## Begin Dataset excerpt

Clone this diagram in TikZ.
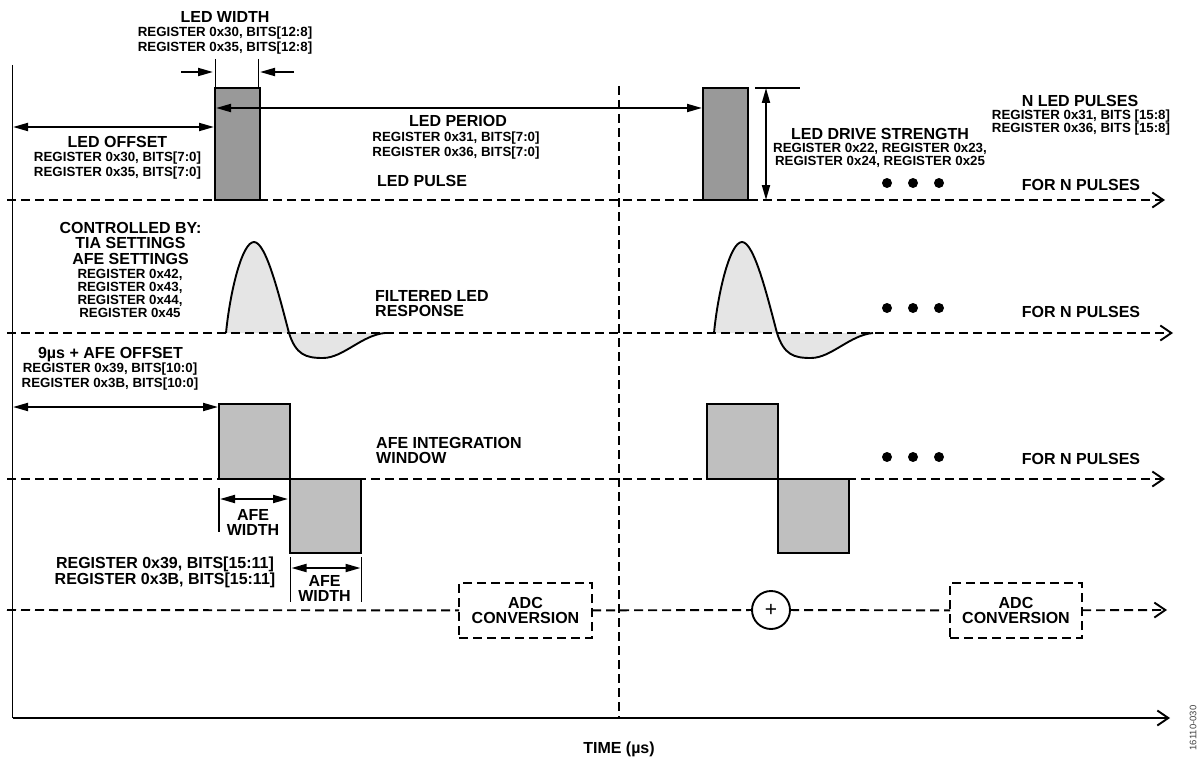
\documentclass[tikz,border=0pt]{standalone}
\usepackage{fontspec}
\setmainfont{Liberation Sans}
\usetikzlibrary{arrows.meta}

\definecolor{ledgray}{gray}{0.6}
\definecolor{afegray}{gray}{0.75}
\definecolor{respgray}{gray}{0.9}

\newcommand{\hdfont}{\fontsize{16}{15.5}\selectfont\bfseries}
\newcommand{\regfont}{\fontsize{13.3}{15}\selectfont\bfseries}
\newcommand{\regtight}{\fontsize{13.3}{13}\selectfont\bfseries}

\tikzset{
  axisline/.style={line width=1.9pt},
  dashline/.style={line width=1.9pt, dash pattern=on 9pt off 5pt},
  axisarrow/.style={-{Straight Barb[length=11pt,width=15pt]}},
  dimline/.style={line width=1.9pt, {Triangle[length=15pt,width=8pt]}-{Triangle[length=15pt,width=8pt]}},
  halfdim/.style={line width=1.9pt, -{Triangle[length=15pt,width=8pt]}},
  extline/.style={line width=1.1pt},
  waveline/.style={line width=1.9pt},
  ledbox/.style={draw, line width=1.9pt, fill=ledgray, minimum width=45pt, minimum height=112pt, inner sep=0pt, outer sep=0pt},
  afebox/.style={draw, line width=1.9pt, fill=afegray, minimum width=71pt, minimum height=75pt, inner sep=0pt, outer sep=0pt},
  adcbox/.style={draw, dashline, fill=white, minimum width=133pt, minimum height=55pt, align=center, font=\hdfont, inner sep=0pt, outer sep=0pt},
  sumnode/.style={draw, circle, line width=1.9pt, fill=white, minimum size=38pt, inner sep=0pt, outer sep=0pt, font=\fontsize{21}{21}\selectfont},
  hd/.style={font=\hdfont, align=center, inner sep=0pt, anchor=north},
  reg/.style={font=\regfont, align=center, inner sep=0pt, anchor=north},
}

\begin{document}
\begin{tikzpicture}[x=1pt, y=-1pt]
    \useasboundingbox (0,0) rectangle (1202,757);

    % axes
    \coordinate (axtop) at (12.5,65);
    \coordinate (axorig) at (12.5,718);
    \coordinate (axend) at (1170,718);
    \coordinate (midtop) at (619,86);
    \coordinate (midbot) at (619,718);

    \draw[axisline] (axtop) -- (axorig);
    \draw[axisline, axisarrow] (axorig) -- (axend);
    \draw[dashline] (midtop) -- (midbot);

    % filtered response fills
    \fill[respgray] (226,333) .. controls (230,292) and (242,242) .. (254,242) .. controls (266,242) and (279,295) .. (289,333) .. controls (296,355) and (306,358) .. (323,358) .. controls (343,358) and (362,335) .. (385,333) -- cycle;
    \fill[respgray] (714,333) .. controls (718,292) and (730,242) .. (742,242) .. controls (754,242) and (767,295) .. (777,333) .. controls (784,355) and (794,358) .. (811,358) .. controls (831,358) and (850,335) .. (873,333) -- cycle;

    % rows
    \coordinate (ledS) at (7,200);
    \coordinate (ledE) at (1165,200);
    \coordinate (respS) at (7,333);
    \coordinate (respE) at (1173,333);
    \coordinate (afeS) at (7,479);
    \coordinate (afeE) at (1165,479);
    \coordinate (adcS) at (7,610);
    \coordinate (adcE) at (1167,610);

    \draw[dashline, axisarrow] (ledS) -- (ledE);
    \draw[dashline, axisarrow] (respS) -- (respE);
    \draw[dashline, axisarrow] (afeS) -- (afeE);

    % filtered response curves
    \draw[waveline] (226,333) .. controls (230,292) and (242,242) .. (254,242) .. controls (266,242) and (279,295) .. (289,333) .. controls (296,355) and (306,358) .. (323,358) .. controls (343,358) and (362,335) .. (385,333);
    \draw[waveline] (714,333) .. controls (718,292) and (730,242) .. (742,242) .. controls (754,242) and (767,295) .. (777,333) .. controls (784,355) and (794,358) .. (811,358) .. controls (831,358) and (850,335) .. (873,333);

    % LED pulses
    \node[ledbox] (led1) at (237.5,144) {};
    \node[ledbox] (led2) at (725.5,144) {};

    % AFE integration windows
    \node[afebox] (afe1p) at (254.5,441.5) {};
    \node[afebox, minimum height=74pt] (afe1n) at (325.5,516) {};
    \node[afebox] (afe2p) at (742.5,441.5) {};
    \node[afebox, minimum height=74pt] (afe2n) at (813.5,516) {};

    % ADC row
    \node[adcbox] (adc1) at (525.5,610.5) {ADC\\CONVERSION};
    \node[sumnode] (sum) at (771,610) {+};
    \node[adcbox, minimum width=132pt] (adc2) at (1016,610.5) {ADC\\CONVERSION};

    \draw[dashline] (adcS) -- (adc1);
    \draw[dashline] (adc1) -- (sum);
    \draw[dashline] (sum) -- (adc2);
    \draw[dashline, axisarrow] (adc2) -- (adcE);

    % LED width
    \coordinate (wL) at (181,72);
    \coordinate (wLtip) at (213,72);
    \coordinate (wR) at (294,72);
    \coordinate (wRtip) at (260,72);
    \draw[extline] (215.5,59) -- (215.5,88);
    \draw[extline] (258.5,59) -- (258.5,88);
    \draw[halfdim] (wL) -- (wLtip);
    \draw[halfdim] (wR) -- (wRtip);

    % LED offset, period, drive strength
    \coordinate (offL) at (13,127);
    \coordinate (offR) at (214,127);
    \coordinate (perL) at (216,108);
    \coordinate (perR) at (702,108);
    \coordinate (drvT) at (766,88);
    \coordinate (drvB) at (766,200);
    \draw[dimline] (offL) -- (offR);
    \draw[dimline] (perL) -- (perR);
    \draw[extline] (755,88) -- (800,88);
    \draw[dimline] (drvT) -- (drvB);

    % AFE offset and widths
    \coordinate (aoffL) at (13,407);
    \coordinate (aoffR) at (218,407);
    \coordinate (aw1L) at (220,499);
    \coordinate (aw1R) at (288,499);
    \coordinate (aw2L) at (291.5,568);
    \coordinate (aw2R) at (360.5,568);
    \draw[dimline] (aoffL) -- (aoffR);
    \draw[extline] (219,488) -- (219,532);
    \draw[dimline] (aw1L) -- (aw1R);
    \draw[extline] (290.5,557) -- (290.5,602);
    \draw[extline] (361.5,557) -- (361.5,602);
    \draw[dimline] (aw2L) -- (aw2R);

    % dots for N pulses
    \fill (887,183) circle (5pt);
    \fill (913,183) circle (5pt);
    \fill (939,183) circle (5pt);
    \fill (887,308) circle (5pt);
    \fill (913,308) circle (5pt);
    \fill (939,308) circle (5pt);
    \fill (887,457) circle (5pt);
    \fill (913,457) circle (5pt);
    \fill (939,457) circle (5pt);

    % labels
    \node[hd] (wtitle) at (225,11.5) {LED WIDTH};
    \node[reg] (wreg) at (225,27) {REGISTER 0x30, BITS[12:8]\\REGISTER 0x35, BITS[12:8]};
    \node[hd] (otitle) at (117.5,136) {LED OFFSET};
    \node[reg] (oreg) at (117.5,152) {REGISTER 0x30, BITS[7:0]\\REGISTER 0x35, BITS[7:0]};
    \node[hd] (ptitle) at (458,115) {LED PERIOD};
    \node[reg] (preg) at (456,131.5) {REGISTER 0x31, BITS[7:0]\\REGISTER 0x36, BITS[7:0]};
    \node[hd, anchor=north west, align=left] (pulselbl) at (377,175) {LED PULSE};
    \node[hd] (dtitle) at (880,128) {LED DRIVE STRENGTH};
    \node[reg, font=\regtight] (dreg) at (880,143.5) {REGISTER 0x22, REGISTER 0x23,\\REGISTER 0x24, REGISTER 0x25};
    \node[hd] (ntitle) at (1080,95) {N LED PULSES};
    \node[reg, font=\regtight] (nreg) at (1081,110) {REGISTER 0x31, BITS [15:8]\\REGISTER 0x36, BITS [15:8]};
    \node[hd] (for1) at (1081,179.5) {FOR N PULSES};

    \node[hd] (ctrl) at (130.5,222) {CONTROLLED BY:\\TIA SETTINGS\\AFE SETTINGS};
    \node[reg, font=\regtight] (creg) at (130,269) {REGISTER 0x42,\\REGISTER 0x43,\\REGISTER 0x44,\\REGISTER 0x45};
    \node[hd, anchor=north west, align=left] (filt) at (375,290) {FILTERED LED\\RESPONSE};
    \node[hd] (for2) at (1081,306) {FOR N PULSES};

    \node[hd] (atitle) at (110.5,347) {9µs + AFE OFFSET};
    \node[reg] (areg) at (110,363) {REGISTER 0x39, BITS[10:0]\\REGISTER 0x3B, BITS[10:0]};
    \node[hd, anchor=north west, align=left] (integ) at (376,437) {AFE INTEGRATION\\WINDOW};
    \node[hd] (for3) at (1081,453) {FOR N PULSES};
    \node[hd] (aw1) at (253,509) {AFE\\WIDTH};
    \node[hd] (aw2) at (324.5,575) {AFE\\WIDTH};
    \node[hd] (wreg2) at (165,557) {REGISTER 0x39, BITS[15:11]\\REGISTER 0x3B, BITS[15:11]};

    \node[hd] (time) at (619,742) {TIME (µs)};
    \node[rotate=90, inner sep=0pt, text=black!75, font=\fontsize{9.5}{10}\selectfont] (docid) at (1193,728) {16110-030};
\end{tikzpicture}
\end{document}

## End Dataset excerpt

To be done → Leave the pictures out and please restate exactly the lines running from the start of the material through the one with "(0,0) rectangle (1202,757);".

Task response →
Clone this diagram in TikZ.
\documentclass[tikz,border=0pt]{standalone}
\usepackage{fontspec}
\setmainfont{Liberation Sans}
\usetikzlibrary{arrows.meta}

\definecolor{ledgray}{gray}{0.6}
\definecolor{afegray}{gray}{0.75}
\definecolor{respgray}{gray}{0.9}

\newcommand{\hdfont}{\fontsize{16}{15.5}\selectfont\bfseries}
\newcommand{\regfont}{\fontsize{13.3}{15}\selectfont\bfseries}
\newcommand{\regtight}{\fontsize{13.3}{13}\selectfont\bfseries}

\tikzset{
  axisline/.style={line width=1.9pt},
  dashline/.style={line width=1.9pt, dash pattern=on 9pt off 5pt},
  axisarrow/.style={-{Straight Barb[length=11pt,width=15pt]}},
  dimline/.style={line width=1.9pt, {Triangle[length=15pt,width=8pt]}-{Triangle[length=15pt,width=8pt]}},
  halfdim/.style={line width=1.9pt, -{Triangle[length=15pt,width=8pt]}},
  extline/.style={line width=1.1pt},
  waveline/.style={line width=1.9pt},
  ledbox/.style={draw, line width=1.9pt, fill=ledgray, minimum width=45pt, minimum height=112pt, inner sep=0pt, outer sep=0pt},
  afebox/.style={draw, line width=1.9pt, fill=afegray, minimum width=71pt, minimum height=75pt, inner sep=0pt, outer sep=0pt},
  adcbox/.style={draw, dashline, fill=white, minimum width=133pt, minimum height=55pt, align=center, font=\hdfont, inner sep=0pt, outer sep=0pt},
  sumnode/.style={draw, circle, line width=1.9pt, fill=white, minimum size=38pt, inner sep=0pt, outer sep=0pt, font=\fontsize{21}{21}\selectfont},
  hd/.style={font=\hdfont, align=center, inner sep=0pt, anchor=north},
  reg/.style={font=\regfont, align=center, inner sep=0pt, anchor=north},
}

\begin{document}
\begin{tikzpicture}[x=1pt, y=-1pt]
    \useasboundingbox (0,0) rectangle (1202,757);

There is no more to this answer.